A data frame or duckplyr_df containing sequence/clonotype data. Must include columns specified in schema and potentially barcode_col, count_col, locus_col, umi_col. Could be idata$annotations.

schema

Defines how a unique receptor is identified. Can be:

  • A character vector of column names representing receptor features (e.g., c("v_call", "j_call", "junction_aa")).

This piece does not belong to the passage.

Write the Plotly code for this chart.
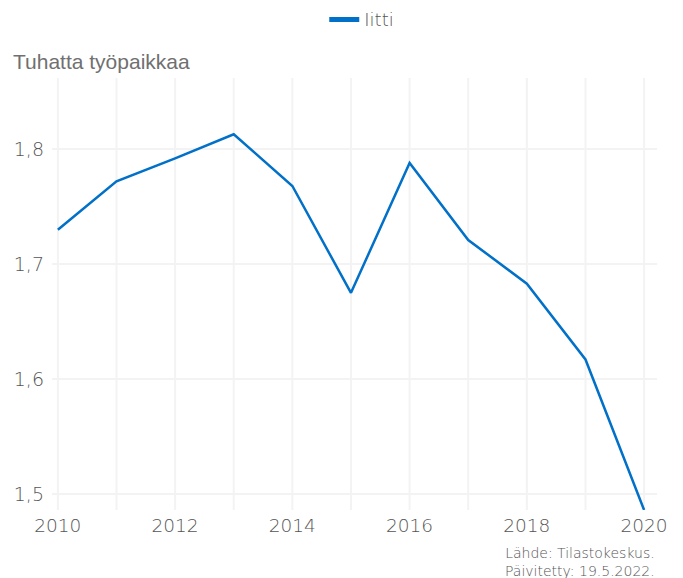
import plotly.graph_objects as go

vuodet = [2010, 2011, 2012, 2013, 2014, 2015, 2016, 2017, 2018, 2019, 2020]
tyopaikat = [1.730, 1.772, 1.792, 1.813, 1.768, 1.675, 1.788, 1.721, 1.683, 1.617, 1.486]
kunta = "Iitti"
y_tikit = [1.5, 1.6, 1.7, 1.8]
x_tikit = [2010, 2012, 2014, 2016, 2018, 2020]

VARI = "#0070c8"
HARMAA = "#707070"
OHUT = "#555555"
RUUTU = "#f3f3f3"
FONTTI = "'DejaVu Sans', sans-serif"

fig = go.Figure()

fig.add_trace(
    go.Scatter(
        x=vuodet,
        y=tyopaikat,
        mode="lines",
        name=kunta,
        line=dict(color=VARI, width=2.5),
        showlegend=False,
        cliponaxis=False,
    )
)
# vain selitettä varten
fig.add_trace(
    go.Scatter(
        x=[None],
        y=[None],
        mode="lines",
        name=kunta,
        line=dict(color=VARI, width=5),
    )
)

fig.update_layout(
    width=683,
    height=578,
    plot_bgcolor="white",
    paper_bgcolor="white",
    separators=", ",
    font=dict(family=FONTTI, color=OHUT, size=18, weight=200),
    margin=dict(l=52, r=26, t=78, b=68, autoexpand=False),
    legend=dict(
        orientation="h",
        x=0.512,
        xanchor="center",
        y=1.135,
        yanchor="middle",
        font=dict(size=18, color=OHUT, weight=200),
        itemwidth=30,
    ),
    xaxis=dict(
        range=[2009.9, 2020.22],
        tickvals=x_tikit,
        showgrid=False,
        zeroline=False,
        ticks="",
        automargin=False,
        ticklabelstandoff=2,
        tickfont=dict(size=18.5, color=OHUT, weight=200),
    ),
    yaxis=dict(
        range=[1.486, 1.862],
        tickvals=y_tikit,
        tickformat=".1f",
        showgrid=True,
        gridcolor=RUUTU,
        gridwidth=2,
        zeroline=False,
        ticks="",
        automargin=False,
        ticklabelstandoff=7,
        tickfont=dict(size=19, color=OHUT, weight=200),
    ),
)

# pystysuuntainen ruudukko joka vuodelle
for v in vuodet:
    fig.add_shape(
        type="line",
        xref="x",
        yref="paper",
        x0=v,
        x1=v,
        y0=0,
        y1=1,
        line=dict(color=RUUTU, width=2),
        layer="below",
    )

fig.add_annotation(
    text="Tuhatta työpaikkaa",
    xref="paper",
    yref="paper",
    x=-0.068,
    y=1.0,
    xanchor="left",
    yanchor="bottom",
    yshift=3,
    showarrow=False,
    font=dict(family="Liberation Sans, Arial, sans-serif", size=21, color=HARMAA, weight=400),
)

fig.add_annotation(
    text="Lähde: Tilastokeskus.<br>Päivitetty: 19.5.2022.",
    xref="paper",
    yref="paper",
    x=1.0,
    y=0,
    xanchor="right",
    yanchor="top",
    yshift=-33,
    align="right",
    showarrow=False,
    font=dict(size=14, color=OHUT, weight=200),
)

fig.write_html(
    "out.html",
    config={"displayModeBar": False},
    post_script="document.body.style.margin='0';",
)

  • A list created by make_receptor_schema(), specifying both features (character vector) and optionally chains (character vector of locus names like "TRA", "TRB", "IGH", "IGK", "IGL", max length 2). Specifying chains triggers filtering by locus and enables pairing logic if two chains are given.

barcode_col

Character(1). The name of the column containing cell identifiers (barcodes). Required for single-cell processing and chain pairing. Default: NULL.

count_col

Character(1). The name of the column containing counts (e.g., UMI counts for bulk, clonotype frequency). Used for bulk data processing. Default: NULL. Cannot be specified if barcode_col is set.

locus_col

Character(1). The name of the column specifying the chain locus (e.g., "TRA", "TRB"). Required if schema includes chains for filtering or pairing. Default: NULL.

umi_col

Character(1). The name of the column containing UMI counts. Required for paired-chain single-cell data (length(schema$chains) == 2). Used to select the most abundant chain per locus within a cell when multiple chains of the same locus are present. Default: NULL.

Value

A duckplyr_df (or data frame) representing the annotated sequences. This table links each original sequence record (chain) to a defined receptor and includes standardized columns:

  • imd_receptor_id: Integer ID unique to each distinct receptor signature.

  • imd_barcode_id: Integer ID unique to each cell/barcode (or row if no barcode).

  • imd_chain_id: Integer ID unique to each input row (chain).

  • imd_chain_count: Integer count associated with the chain (1 for SC/simple, from count_col for bulk). This output is typically assigned to the $annotations field of an ImmunData object.

Details

The function performs the following main steps:

  1. Validation: Checks inputs, schema validity, and existence of required columns.

  2. Schema Parsing: Determines receptor features and target chains from schema.

  3. Locus Filtering: If schema$chains is provided, filters the dataset to include only rows matching the specified locus/loci.

  4. Processing Logic (based on barcode_col and count_col):

    • Simple Table/Bulk (No Barcodes): Assigns unique internal barcode/chain IDs. Identifies unique receptors based on schema$features. Calculates imd_chain_count (1 for simple table, from count_col for bulk).

    • Single-Cell (Barcodes Provided): Uses barcode_col for imd_barcode_id.

      • Single Chain: (length(schema$chains) <= 1). Identifies unique receptors based on schema$features. imd_chain_count is 1.

      • Paired Chain: (length(schema$chains) == 2). Requires locus_col and umi_col. Filters chains within each cell/locus group based on max umi_col. Creates paired receptors by joining the two specified loci for each cell based on schema$features from both. Assigns a unique imd_receptor_id to each pair. imd_chain_count is 1 (representing the chain record).

  5. Output: Returns an annotated data frame containing original columns plus internal identifiers (imd_receptor_id, imd_barcode_id, imd_chain_id) and counts (imd_chain_count).

Internal column names are typically managed by immundata:::imd_schema().